■ Provided data ■
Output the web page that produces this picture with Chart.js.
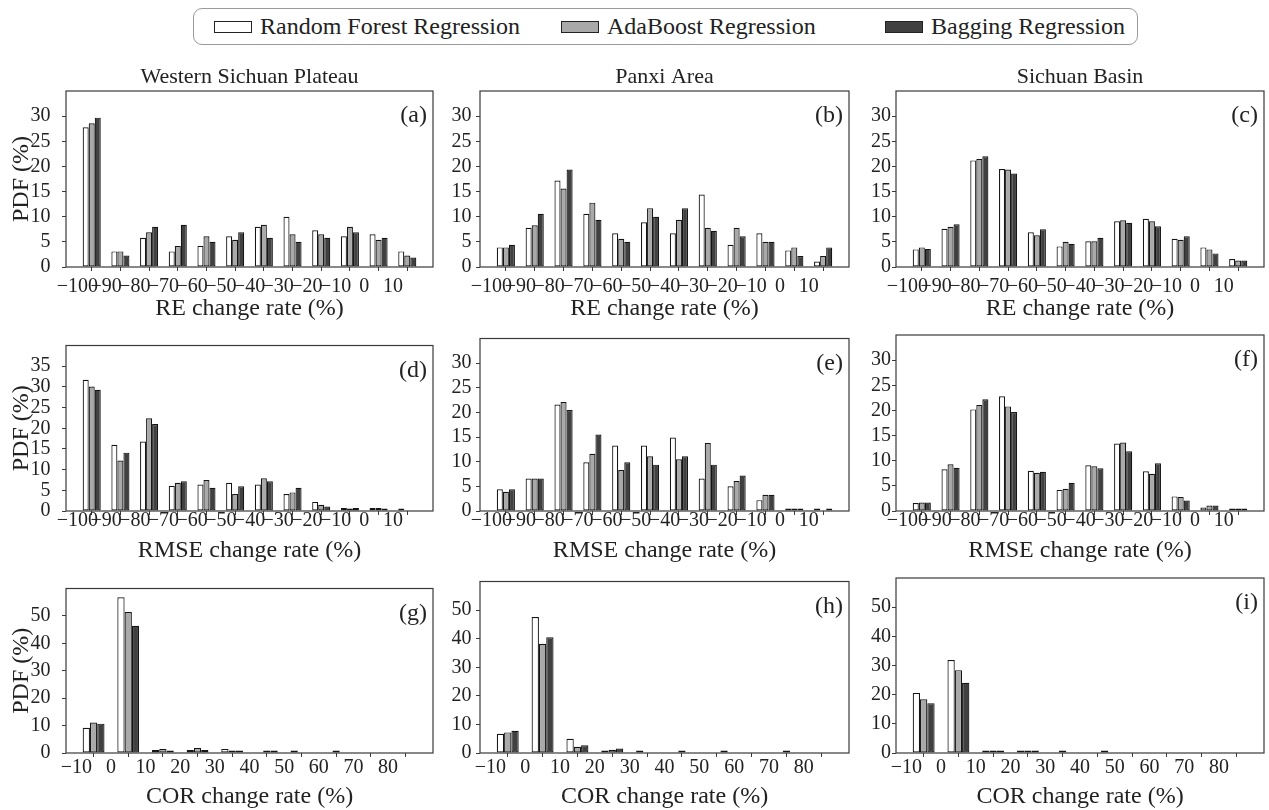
<!DOCTYPE html>
<html>
<head>
<meta charset="utf-8">
<title>PDF of change rates by region and model</title>
<script src="https://cdn.jsdelivr.net/npm/chart.js@4.4.1/dist/chart.umd.min.js"></script>
<style>
  html, body { margin: 0; padding: 0; background: #fff; }
  body { position: relative; width: 1269px; height: 810px; overflow: hidden; font-family: "Liberation Serif", "Times New Roman", serif; color: #222; }
  canvas { position: absolute; }
  #legend { position: absolute; left: 193px; top: 8px; width: 945px; height: 37px; border: 1px solid #9a9a9a; border-radius: 9px; box-sizing: border-box; }
  .item { position: absolute; top: 0; height: 35px; display: flex; align-items: center; font-size: 24px; white-space: nowrap; }
  .sw { width: 38px; height: 12px; border: 1.5px solid #222; margin-right: 8px; box-sizing: border-box; }
</style>
</head>
<body>
<div id="legend"></div>
<script>
// ---- bins and ticks ----
const reBins  = [-95, -85, -75, -65, -55, -45, -35, -25, -15, -5, 5, 15];
const corBins = [-5, 5, 15, 25, 35, 45, 55, 65, 75, 85];
const reTicks  = [-100, -90, -80, -70, -60, -50, -40, -30, -20, -10, 0, 10];
const corTicks = [-10, 0, 10, 20, 30, 40, 50, 60, 70, 80];
const pdfTicks30 = [0, 5, 10, 15, 20, 25, 30];
const pdfTicks35 = [0, 5, 10, 15, 20, 25, 30, 35];
const pdfTicks50 = [0, 10, 20, 30, 40, 50];

const modelNames = ['Random Forest Regression', 'AdaBoost Regression', 'Bagging Regression'];
const regionNames = ['Western Sichuan Plateau', 'Panxi Area', 'Sichuan Basin'];

// ---- (a) RE, Western Sichuan Plateau ----
const reWsp_rf  = [27.8, 3.1, 5.8, 3.1, 4.2, 6.1, 8.0, 10.0, 7.3, 6.1, 6.5, 3.1];
const reWsp_ada = [28.6, 3.1, 6.9, 4.2, 6.1, 5.4, 8.4, 6.5, 6.5, 8.0, 5.4, 2.3];
const reWsp_bag = [29.7, 2.3, 8.0, 8.4, 5.0, 6.9, 5.8, 5.0, 5.8, 6.9, 5.8, 1.9];
// ---- (b) RE, Panxi Area ----
const rePx_rf  = [3.9, 7.8, 17.2, 10.6, 6.7, 8.9, 6.7, 14.4, 4.4, 6.7, 3.3, 1.1];
const rePx_ada = [3.9, 8.3, 15.6, 12.8, 5.6, 11.7, 9.4, 7.8, 7.8, 5.0, 3.9, 2.2];
const rePx_bag = [4.4, 10.6, 19.4, 9.4, 5.0, 10.0, 11.7, 7.2, 6.1, 5.0, 2.2, 3.9];
// ---- (c) RE, Sichuan Basin ----
const reSb_rf  = [3.5, 7.6, 21.2, 19.5, 6.9, 4.1, 5.1, 9.1, 9.6, 5.6, 3.9, 1.6];
const reSb_ada = [3.9, 8.0, 21.5, 19.4, 6.3, 5.0, 5.1, 9.3, 9.1, 5.4, 3.5, 1.3];
const reSb_bag = [3.6, 8.5, 22.0, 18.6, 7.5, 4.6, 5.8, 8.8, 8.1, 6.1, 2.7, 1.3];
// ---- (d) RMSE, Western Sichuan Plateau ----
const rmseWsp_rf  = [31.7, 16.0, 16.8, 6.1, 6.4, 6.8, 6.4, 4.1, 2.2, 0.7, 0.7, 0.3];
const rmseWsp_ada = [30.1, 12.2, 22.4, 6.8, 7.5, 4.1, 7.9, 4.5, 1.5, 0.4, 0.7, 0];
const rmseWsp_bag = [29.3, 14.1, 21.0, 7.2, 5.6, 6.0, 7.2, 5.6, 1.1, 0.7, 0.3, 0];
// ---- (e) RMSE, Panxi Area ----
const rmsePx_rf  = [4.4, 6.6, 21.6, 9.9, 13.3, 13.3, 14.9, 6.6, 5.0, 2.2, 0.5, 0.5];
const rmsePx_ada = [3.9, 6.6, 22.1, 11.6, 8.3, 11.1, 10.5, 13.8, 6.1, 3.3, 0.5, 0];
const rmsePx_bag = [4.4, 6.6, 20.5, 15.5, 9.9, 9.4, 11.1, 9.4, 7.2, 3.3, 0.5, 0.5];
// ---- (f) RMSE, Sichuan Basin ----
const rmseSb_rf  = [1.6, 8.3, 20.2, 22.8, 8.0, 4.2, 9.1, 13.4, 7.9, 2.9, 0.7, 0.1];
const rmseSb_ada = [1.7, 9.3, 21.1, 20.8, 7.6, 4.4, 8.9, 13.6, 7.4, 2.8, 1.1, 0.2];
const rmseSb_bag = [1.7, 8.6, 22.2, 19.7, 7.8, 5.6, 8.5, 11.9, 9.5, 2.1, 1.1, 0.15];
// ---- (g) COR, Western Sichuan Plateau ----
const corWsp_rf  = [9.2, 56.8, 1.1, 1.1, 1.5, 0, 0.3, 0, 0, 0];
const corWsp_ada = [11.1, 51.4, 1.5, 1.8, 0.8, 0.3, 0, 0.3, 0, 0];
const corWsp_bag = [10.7, 46.4, 0.8, 1.1, 0.8, 0.3, 0, 0, 0, 0];
// ---- (h) COR, Panxi Area ----
const corPx_rf  = [6.7, 47.6, 5.0, 0.6, 0.5, 0, 0, 0, 0, 0];
const corPx_ada = [7.2, 38.2, 2.2, 1.1, 0, 0.5, 0, 0, 0.5, 0];
const corPx_bag = [7.8, 40.5, 2.7, 1.6, 0, 0, 0.5, 0, 0, 0];
// ---- (i) COR, Sichuan Basin ----
const corSb_rf  = [20.6, 31.9, 0.3, 0.2, 0, 0, 0, 0, 0, 0];
const corSb_ada = [18.4, 28.4, 0.2, 0.2, 0.2, 0, 0, 0, 0, 0];
const corSb_bag = [17.1, 24.1, 0.4, 0.2, 0, 0.1, 0, 0, 0, 0];

// ---- styling / layout ----
const FONT = '"Liberation Serif", "Times New Roman", serif';
const INK = '#222';
const fills = ['#ffffff', '#a9a9a9', '#404040'];
const GROUP_FRACTION = 0.63;           // share of each 10% bin covered by the 3 bars

const colLeft  = [66, 480, 896];
const colRight = [433, 849, 1264];
const rowTop    = [91, 334, 577];
const rowBottom = [267, 511, 753];
const yAxisW = [66, 60, 60];
const yTickPad = [11.5, 4.5, 1];
const xTickPad = [4, -6, -1];
const xTitlePad = [2, 4, 0];
const X_AXIS_H = 56;
const HEAD_H = 36;                     // space above the first row for the region names
const RIGHT_PAD = 4;

Chart.defaults.font.family = FONT;
Chart.defaults.color = INK;

const panels = [
  { tag: '(a)', row: 0, col: 0, bins: reBins,  xTicks: reTicks,  yTicks: pdfTicks30, yMax: 35, xTitle: 'RE change rate (%)',   series: [reWsp_rf, reWsp_ada, reWsp_bag] },
  { tag: '(b)', row: 0, col: 1, bins: reBins,  xTicks: reTicks,  yTicks: pdfTicks30, yMax: 35, xTitle: 'RE change rate (%)',   series: [rePx_rf, rePx_ada, rePx_bag] },
  { tag: '(c)', row: 0, col: 2, bins: reBins,  xTicks: reTicks,  yTicks: pdfTicks30, yMax: 35, xTitle: 'RE change rate (%)',   series: [reSb_rf, reSb_ada, reSb_bag] },
  { tag: '(d)', row: 1, col: 0, bins: reBins,  xTicks: reTicks,  yTicks: pdfTicks35, yMax: 40, xTitle: 'RMSE change rate (%)', series: [rmseWsp_rf, rmseWsp_ada, rmseWsp_bag] },
  { tag: '(e)', row: 1, col: 1, bins: reBins,  xTicks: reTicks,  yTicks: pdfTicks30, yMax: 35, xTitle: 'RMSE change rate (%)', series: [rmsePx_rf, rmsePx_ada, rmsePx_bag] },
  { tag: '(f)', row: 1, col: 2, bins: reBins,  xTicks: reTicks,  yTicks: pdfTicks30, yMax: 35, xTitle: 'RMSE change rate (%)', series: [rmseSb_rf, rmseSb_ada, rmseSb_bag] },
  { tag: '(g)', row: 2, col: 0, bins: corBins, xTicks: corTicks, yTicks: pdfTicks50, yMax: 60, xTitle: 'COR change rate (%)',  series: [corWsp_rf, corWsp_ada, corWsp_bag] },
  { tag: '(h)', row: 2, col: 1, bins: corBins, xTicks: corTicks, yTicks: pdfTicks50, yMax: 60, xTitle: 'COR change rate (%)',  series: [corPx_rf, corPx_ada, corPx_bag] },
  { tag: '(i)', row: 2, col: 2, bins: corBins, xTicks: corTicks, yTicks: pdfTicks50, yMax: 60, xTitle: 'COR change rate (%)',  series: [corSb_rf, corSb_ada, corSb_bag] }
];

// minus sign as in typeset axes
const fmtTick = v => (v < 0 ? '\u2212' + Math.abs(v) : String(v));

// frame around the plotting area and the panel tag in its upper-right corner
const framePlugin = {
  id: 'frameAndTag',
  afterDatasetsDraw(chart, args, opts) {
    const { ctx, chartArea: a } = chart;
    ctx.save();
    ctx.strokeStyle = '#3a3a3a';
    ctx.lineWidth = 1.2;
    ctx.strokeRect(a.left, a.top, a.right - a.left, a.bottom - a.top);
    ctx.fillStyle = INK;
    ctx.font = '24px ' + FONT;
    ctx.textAlign = 'right';
    ctx.textBaseline = 'middle';
    ctx.fillText(opts.tag, a.right - 6, a.top + 25);
    ctx.restore();
  }
};

function buildPanel(p) {
  const L = colLeft[p.col], R = colRight[p.col];
  const T = rowTop[p.row], B = rowBottom[p.row];
  const yW = yAxisW[p.col];
  const topSpace = p.row === 0 ? HEAD_H : 12;

  const canvas = document.createElement('canvas');
  canvas.width = yW + (R - L) + RIGHT_PAD;
  canvas.height = topSpace + (B - T) + X_AXIS_H;
  canvas.style.left = (L - yW) + 'px';
  canvas.style.top = (T - topSpace) + 'px';
  document.body.appendChild(canvas);

  const halfGroup = 10 * GROUP_FRACTION / 2;
  const lo = p.bins[0] - halfGroup;
  const hi = p.bins[p.bins.length - 1] + halfGroup;
  const margin = 0.05 * (hi - lo);

  // empty bins are left out so that only non-zero bins get a bar
  const datasets = p.series.map((vals, i) => ({
    label: modelNames[i],
    xAxisID: 'x',
    yAxisID: 'y',
    data: p.bins.map((x, j) => ({ x: x, y: vals[j] === 0 ? null : vals[j] })),
    backgroundColor: fills[i],
    borderColor: '#151515',
    borderWidth: 1.2,
    borderSkipped: false,
    minBarLength: 2.5,
    categoryPercentage: GROUP_FRACTION,
    barPercentage: 1
  }));

  const scales = {
    x: {
      type: 'linear',
      position: 'bottom',
      min: lo - margin,
      max: hi + margin,
      offset: false,
      afterBuildTicks: s => { s.ticks = p.xTicks.map(v => ({ value: v })); },
      afterFit: s => { s.height = X_AXIS_H; },
      ticks: {
        autoSkip: false, maxRotation: 0, minRotation: 0,
        padding: xTickPad[p.row], color: INK,
        font: { family: FONT, size: 20 },
        callback: v => fmtTick(v)
      },
      grid: { display: true, drawOnChartArea: false, drawTicks: true, tickLength: 4, color: '#3a3a3a', lineWidth: 1 },
      border: { display: false },
      title: {
        display: true, text: p.xTitle, color: INK,
        font: { family: FONT, size: 24, lineHeight: 1 },
        padding: { top: 0, bottom: xTitlePad[p.row] }
      }
    },
    y: {
      type: 'linear',
      position: 'left',
      min: 0,
      max: p.yMax,
      afterBuildTicks: s => { s.ticks = p.yTicks.map(v => ({ value: v })); },
      afterFit: s => { s.width = yW; },
      ticks: { autoSkip: false, padding: yTickPad[p.col], color: INK, font: { family: FONT, size: 20 } },
      grid: { display: true, drawOnChartArea: false, drawTicks: true, tickLength: 4, color: '#3a3a3a', lineWidth: 1 },
      border: { display: false },
      title: {
        display: p.col === 0, text: 'PDF (%)', color: INK,
        font: { family: FONT, size: 24, lineHeight: 1 },
        padding: { top: 9.7, bottom: 0 }
      }
    }
  };

  // region name above each column, centred on the plotting area
  if (p.row === 0) {
    scales.head = {
      type: 'linear',
      axis: 'x',
      position: 'top',
      min: lo - margin,
      max: hi + margin,
      afterFit: s => { s.height = HEAD_H; },
      ticks: { display: false },
      grid: { display: false },
      border: { display: false },
      title: {
        display: true, text: regionNames[p.col], color: INK,
        font: { family: FONT, size: 22, lineHeight: 1 },
        padding: { top: 11, bottom: 0 }
      }
    };
  }

  return new Chart(canvas, {
    type: 'bar',
    data: { datasets },
    plugins: [framePlugin],
    options: {
      responsive: false,
      animation: false,
      events: [],
      layout: { padding: { top: p.row === 0 ? 0 : topSpace, right: RIGHT_PAD, left: 0, bottom: 0 } },
      plugins: {
        legend: { display: false },
        tooltip: { enabled: false },
        frameAndTag: { tag: p.tag }
      },
      scales
    }
  });
}

panels.forEach(buildPanel);

// shared legend for the three models
const legendBox = document.getElementById('legend');
const legendLeft = [20, 367, 691];
modelNames.forEach((name, i) => {
  const item = document.createElement('div');
  item.className = 'item';
  item.style.left = legendLeft[i] + 'px';
  const sw = document.createElement('span');
  sw.className = 'sw';
  sw.style.background = fills[i];
  const txt = document.createElement('span');
  txt.textContent = name;
  item.appendChild(sw);
  item.appendChild(txt);
  legendBox.appendChild(item);
});
</script>
</body>
</html>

■ Exercise prompt ■
Of all the lines in the listing above, how many contain the word "that"? Answer with the number alone.

■ Result ■
2